Are you running a classic IT environment with virtual servers, network equipment, applications and such and have started to deploy containerized applications in a Kubernetes environment?
Most likely your existing monitoring system is not designed for the dynamic environment that containers provide and your new shining Kubernetes environment comes with Prometheus by default so now you’re managing two monitoring systems.
If you are interested in how you can make them both work together, read about how we helped one of our clients integrate the Nagios/Naemon based ITRS OP5 Monitor with Prometheus to maintain a central monitoring and alerting function.
Challenge
As many organizations today this client has requirements for deploying applications on docker and have successfully implemented the Kubernetes based platform OpenShift from RedHat / IBM.
To monitor OpenShift you typically use Prometheus for scraping and storing metrics in combination with Grafana for visualization and Alert Manager for, well, sending alerts.
Due to the nature of Prometheus, relevant metrics are automatically discovered and scraped as your OpenShift / Kubernetes environment changes and evolves.
Compared to a Nagios based monitoring solution such as ITRS OP5 Monitor, that works with a static model with hosts and services, it’s not straightforward how to get them working together.
Solution
Since ITRS OP5 Monitor is used as the central monitoring and alerting tool we needed to translate the time series data and labels from Prometheus into something that Monitor understands, i.e. hosts and services.
In OpenShift you can deploy as many Prometheus instances as you like and for this case, we have one instance per Kubernetes cluster.

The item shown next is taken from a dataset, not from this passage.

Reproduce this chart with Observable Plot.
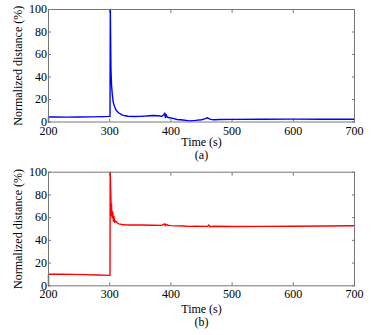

We therefore decided to map each Prometheus instance, i.e. Kubernetes cluster, to individual hosts in Monitor with alerts configured in Alertmanager created as separate services on those hosts. That builds an easy to understand configuration of one host per Kubernetes cluster with multiple services depending on what’s configured as alerts for that specific cluster.
We use Opsdis Mender to automatically discover alerts configuration, compare with the configuration of hosts and services in Monitor and make sure they are in sync. If alerts are added or deleted, Mender will update the corresponding host and service configuration mapping matching Prometheus instance and configured alert.
Mender is called periodically from cron or triggered to run by a call to a webhook whenever changes occur.
Now when we have a configuration mapping between Prometheus alerts and Monitor we need a way to get the alert data into OP5 Monitor.
Alertmanager is configured to send alerts to a service called “monitor_alertmanager_service” that keeps track of ongoing alerts.
We then use “check_promalert” which is a Nagios compatible plugin that connects to monitor_alermanager_service and checks for existing alerts. Easy and effective.
With this solution in place, ITRS OP5 Monitor can be used as the central monitoring and alerting system alongside Prometheus and Grafana keeping the strengths and benefits from both systems.